**Brief**
Leaving out every picture, quote the data below exactly as it appears.

************

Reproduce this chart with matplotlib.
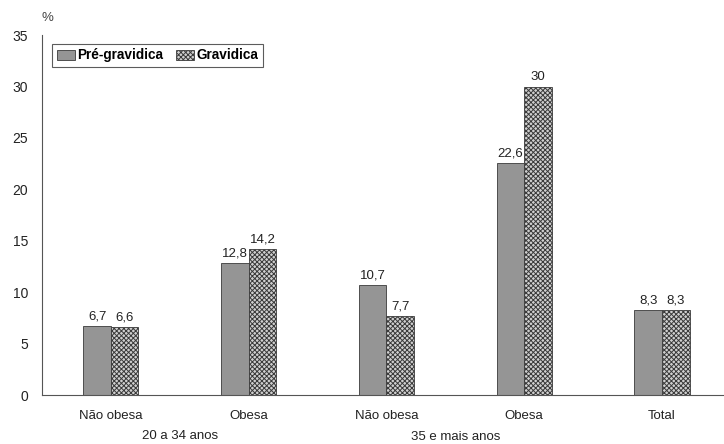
import numpy as np
import matplotlib.pyplot as plt
import matplotlib as mpl

plt.rcParams['font.family'] = ['Liberation Sans', 'DejaVu Sans']
mpl.rcParams['hatch.color'] = '#4a4a4a'
mpl.rcParams['hatch.linewidth'] = 0.7

categorias = ["Não obesa", "Obesa", "Não obesa", "Obesa", "Total"]
pre_gravidica = [6.7, 12.8, 10.7, 22.6, 8.3]
gravidica = [6.6, 14.2, 7.7, 30.0, 8.3]
grupos = ["20 a 34 anos", "35 e mais anos"]
rotulos_y = [0, 5, 10, 15, 20, 25, 30, 35]


def fmt(v):
    s = f"{v:.1f}".replace(".", ",")
    return s[:-2] if s.endswith(",0") else s


fig = plt.figure(figsize=(7.24, 4.44), dpi=100)
ax = fig.add_axes([0.058, 0.11, 0.942, 0.811])

x = np.arange(len(categorias))
w = 0.2
b1 = ax.bar(x - w / 2, pre_gravidica, w, color="#959595", edgecolor="#3a3a3a",
            linewidth=0.6, label="Pré-gravidica")
b2 = ax.bar(x + w / 2, gravidica, w, color="#d0d0d0", edgecolor="#3a3a3a",
            linewidth=0.6, hatch="xxxxxxx", label="Gravidica")

for rect, v in list(zip(b1, pre_gravidica)) + list(zip(b2, gravidica)):
    ax.text(rect.get_x() + rect.get_width() / 2, v + 0.35, fmt(v),
            ha="center", va="bottom", fontsize=9.5, color="#222222")

ax.set_xlim(-0.5, 4.45)
ax.set_ylim(0, 35)
ax.set_yticks(rotulos_y)
ax.set_yticklabels([str(t) for t in rotulos_y], fontsize=10, color="#222222")
ax.set_xticks(x)
ax.set_xticklabels(categorias, fontsize=9.5, color="#222222")
ax.tick_params(axis="x", length=0, pad=11)
ax.tick_params(axis="y", length=0, pad=10)

for s in ["top", "right"]:
    ax.spines[s].set_visible(False)
ax.spines["left"].set_color("#555555")
ax.spines["bottom"].set_color("#555555")

ax.text(-0.5, 36.7, "%", fontsize=9.5, color="#444444", ha="left",
        va="center", clip_on=False)
ax.text(0.5, -4.0, grupos[0], ha="center", va="center", fontsize=9.5, color="#222222")
ax.text(2.5, -4.1, grupos[1], ha="center", va="center", fontsize=9.5, color="#222222")

leg = ax.legend(loc="upper left", bbox_to_anchor=(0.005, 0.995), ncol=2,
                frameon=True, fancybox=False, handlelength=1.3, handleheight=0.8,
                handletextpad=0.15, columnspacing=1.0, borderpad=0.35,
                prop={"weight": "bold", "size": 9.8})
leg.get_frame().set_edgecolor("#333333")
leg.get_frame().set_linewidth(0.8)

fig.savefig("out.png", dpi=100)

************

**In response**
Reproduce this chart with matplotlib.
import numpy as np
import matplotlib.pyplot as plt
import matplotlib as mpl

plt.rcParams['font.family'] = ['Liberation Sans', 'DejaVu Sans']
mpl.rcParams['hatch.color'] = '#4a4a4a'
mpl.rcParams['hatch.linewidth'] = 0.7

categorias = ["Não obesa", "Obesa", "Não obesa", "Obesa", "Total"]
pre_gravidica = [6.7, 12.8, 10.7, 22.6, 8.3]
gravidica = [6.6, 14.2, 7.7, 30.0, 8.3]
grupos = ["20 a 34 anos", "35 e mais anos"]
rotulos_y = [0, 5, 10, 15, 20, 25, 30, 35]


def fmt(v):
    s = f"{v:.1f}".replace(".", ",")
    return s[:-2] if s.endswith(",0") else s


fig = plt.figure(figsize=(7.24, 4.44), dpi=100)
ax = fig.add_axes([0.058, 0.11, 0.942, 0.811])

x = np.arange(len(categorias))
w = 0.2
b1 = ax.bar(x - w / 2, pre_gravidica, w, color="#959595", edgecolor="#3a3a3a",
            linewidth=0.6, label="Pré-gravidica")
b2 = ax.bar(x + w / 2, gravidica, w, color="#d0d0d0", edgecolor="#3a3a3a",
            linewidth=0.6, hatch="xxxxxxx", label="Gravidica")

for rect, v in list(zip(b1, pre_gravidica)) + list(zip(b2, gravidica)):
    ax.text(rect.get_x() + rect.get_width() / 2, v + 0.35, fmt(v),
            ha="center", va="bottom", fontsize=9.5, color="#222222")

ax.set_xlim(-0.5, 4.45)
ax.set_ylim(0, 35)
ax.set_yticks(rotulos_y)
ax.set_yticklabels([str(t) for t in rotulos_y], fontsize=10, color="#222222")
ax.set_xticks(x)
ax.set_xticklabels(categorias, fontsize=9.5, color="#222222")
ax.tick_params(axis="x", length=0, pad=11)
ax.tick_params(axis="y", length=0, pad=10)

for s in ["top", "right"]:
    ax.spines[s].set_visible(False)
ax.spines["left"].set_color("#555555")
ax.spines["bottom"].set_color("#555555")

ax.text(-0.5, 36.7, "%", fontsize=9.5, color="#444444", ha="left",
        va="center", clip_on=False)
ax.text(0.5, -4.0, grupos[0], ha="center", va="center", fontsize=9.5, color="#222222")
ax.text(2.5, -4.1, grupos[1], ha="center", va="center", fontsize=9.5, color="#222222")

leg = ax.legend(loc="upper left", bbox_to_anchor=(0.005, 0.995), ncol=2,
                frameon=True, fancybox=False, handlelength=1.3, handleheight=0.8,
                handletextpad=0.15, columnspacing=1.0, borderpad=0.35,
                prop={"weight": "bold", "size": 9.8})
leg.get_frame().set_edgecolor("#333333")
leg.get_frame().set_linewidth(0.8)

fig.savefig("out.png", dpi=100)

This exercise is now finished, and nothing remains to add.